Directions: Omit every picture, and retype the lines that run from the beginning of the data below through the line containing "d3.scaleLinear().domain([35, 60]).range([mBottom, mTop]);", inclusive.

_ _ _ _ _

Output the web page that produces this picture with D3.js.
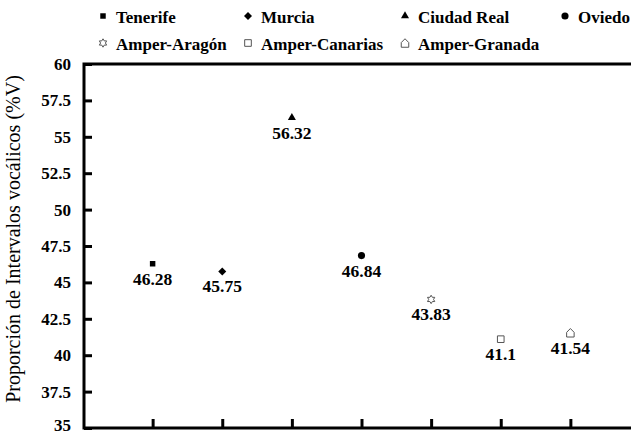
<!DOCTYPE html>
<html>
<head>
<meta charset="utf-8">
<script src="https://cdn.jsdelivr.net/npm/d3@7"></script>
<style>
  html, body { margin: 0; padding: 0; background: #fff; }
  svg { display: block; }
  text { font-family: "Liberation Serif", "Times New Roman", serif; fill: #000; }
</style>
</head>
<body>
<svg id="chart" width="631" height="435"></svg>
<script>
// ---- data ----
const categories = ["Tenerife", "Murcia", "Ciudad Real", "Oviedo", "Amper-Aragón", "Amper-Canarias", "Amper-Granada"];
const values = [46.28, 45.75, 56.32, 46.84, 43.83, 41.1, 41.54];
const valueLabels = ["46.28", "45.75", "56.32", "46.84", "43.83", "41.1", "41.54"];
const yTicks = [35, 37.5, 40, 42.5, 45, 47.5, 50, 52.5, 55, 57.5, 60];
const yTitle = "Proporción de Intervalos vocálicos (%V)";

// ---- layout ----
const svg = d3.select("#chart");
const W = 631, H = 435;
const mLeft = 84, mTop = 64, mBottom = 428, mRight = 640;
const x = d3.scaleLinear().domain([0, categories.length + 1]).range([mLeft - 1, mRight]);
const y = d3.scaleLinear().domain([35, 60]).range([mBottom, mTop]);

// marker definitions (style only)
function hexagram(r) {
  const pts = [];
  for (let i = 0; i < 12; i++) {
    const a = -Math.PI / 2 + i * Math.PI / 6;
    const rr = i % 2 === 0 ? r : r * 0.58;
    pts.push([rr * Math.cos(a), rr * Math.sin(a)]);
  }
  return "M" + pts.map(p => p.join(",")).join("L") + "Z";
}
function house(w, h) {
  const hw = w / 2;
  return `M${-hw},${h/2}L${hw},${h/2}L${hw},${-h*0.05}L0,${-h/2}L${-hw},${-h*0.05}Z`;
}
function diamond(r) {
  return `M0,${-r}L${r},0L0,${r}L${-r},0Z`;
}
const markers = [
  { d: d3.symbol(d3.symbolSquare, 30)(), fill: "#000", stroke: "none" },
  { d: diamond(4), fill: "#000", stroke: "none" },
  { d: d3.symbol(d3.symbolTriangle, 28)(), fill: "#000", stroke: "none" },
  { d: d3.symbol(d3.symbolCircle, 40)(), fill: "#000", stroke: "none" },
  { d: hexagram(4.2), fill: "#fff", stroke: "#555" },
  { d: d3.symbol(d3.symbolSquare, 44)(), fill: "#fff", stroke: "#555" },
  { d: house(7.5, 8.5), fill: "#fff", stroke: "#555" }
];

// ---- y axis (ticks inward) ----
const yAxis = d3.axisRight(y).tickValues(yTicks).tickSize(8).tickFormat("");
const yg = svg.append("g").attr("transform", `translate(${mLeft},0)`).call(yAxis);
yg.select(".domain").remove();
yg.selectAll(".tick line").attr("stroke", "#000").attr("stroke-width", 3);

svg.append("g").selectAll("text").data(yTicks).join("text")
  .attr("x", 71).attr("y", d => Math.min(y(d) + 6, H - 4))
  .attr("text-anchor", "end").attr("font-weight", "bold").attr("font-size", 17)
  .text(d => d);

// ---- x axis ticks (inward) ----
const xAxis = d3.axisTop(x).tickValues(d3.range(1, categories.length + 1)).tickSize(9).tickFormat("");
const xg = svg.append("g").attr("transform", `translate(0,${mBottom})`).call(xAxis);
xg.select(".domain").remove();
xg.selectAll(".tick line").attr("stroke", "#000").attr("stroke-width", 3);

// ---- frame ----
svg.append("path")
  .attr("d", `M${W},${mTop}L${mLeft},${mTop}L${mLeft},${mBottom}L${W},${mBottom}`)
  .attr("fill", "none").attr("stroke", "#000").attr("stroke-width", 3);

// ---- points ----
const pts = svg.append("g").selectAll("g").data(values).join("g")
  .attr("transform", (d, i) => `translate(${x(i + 1)},${y(d)})`);
pts.append("path")
  .attr("d", (d, i) => markers[i].d)
  .attr("fill", (d, i) => markers[i].fill)
  .attr("stroke", (d, i) => markers[i].stroke)
  .attr("stroke-width", 1);
pts.append("text")
  .attr("y", 21).attr("text-anchor", "middle")
  .attr("font-weight", "bold").attr("font-size", 17.5)
  .text((d, i) => valueLabels[i]);

// ---- legend ----
const legX = [103, 248, 405, 565], legY = [16, 43];
const leg = svg.append("g").selectAll("g").data(categories).join("g")
  .attr("transform", (d, i) => `translate(${legX[i % 4]},${legY[Math.floor(i / 4)]})`);
leg.append("path")
  .attr("d", (d, i) => markers[i].d)
  .attr("fill", (d, i) => markers[i].fill)
  .attr("stroke", (d, i) => markers[i].stroke)
  .attr("stroke-width", 1);
leg.append("text")
  .attr("x", 13).attr("y", 7)
  .attr("font-weight", "bold").attr("font-size", 17)
  .text(d => d);

// ---- y title ----
svg.append("text")
  .attr("transform", "translate(20,239) rotate(-90)")
  .attr("text-anchor", "middle").attr("font-size", 20)
  .text(yTitle);
</script>
</body>
</html>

_ _ _ _ _

Solution to this problem:
Output the web page that produces this picture with D3.js.
<!DOCTYPE html>
<html>
<head>
<meta charset="utf-8">
<script src="https://cdn.jsdelivr.net/npm/d3@7"></script>
<style>
  html, body { margin: 0; padding: 0; background: #fff; }
  svg { display: block; }
  text { font-family: "Liberation Serif", "Times New Roman", serif; fill: #000; }
</style>
</head>
<body>
<svg id="chart" width="631" height="435"></svg>
<script>
// ---- data ----
const categories = ["Tenerife", "Murcia", "Ciudad Real", "Oviedo", "Amper-Aragón", "Amper-Canarias", "Amper-Granada"];
const values = [46.28, 45.75, 56.32, 46.84, 43.83, 41.1, 41.54];
const valueLabels = ["46.28", "45.75", "56.32", "46.84", "43.83", "41.1", "41.54"];
const yTicks = [35, 37.5, 40, 42.5, 45, 47.5, 50, 52.5, 55, 57.5, 60];
const yTitle = "Proporción de Intervalos vocálicos (%V)";

// ---- layout ----
const svg = d3.select("#chart");
const W = 631, H = 435;
const mLeft = 84, mTop = 64, mBottom = 428, mRight = 640;
const x = d3.scaleLinear().domain([0, categories.length + 1]).range([mLeft - 1, mRight]);
const y = d3.scaleLinear().domain([35, 60]).range([mBottom, mTop]);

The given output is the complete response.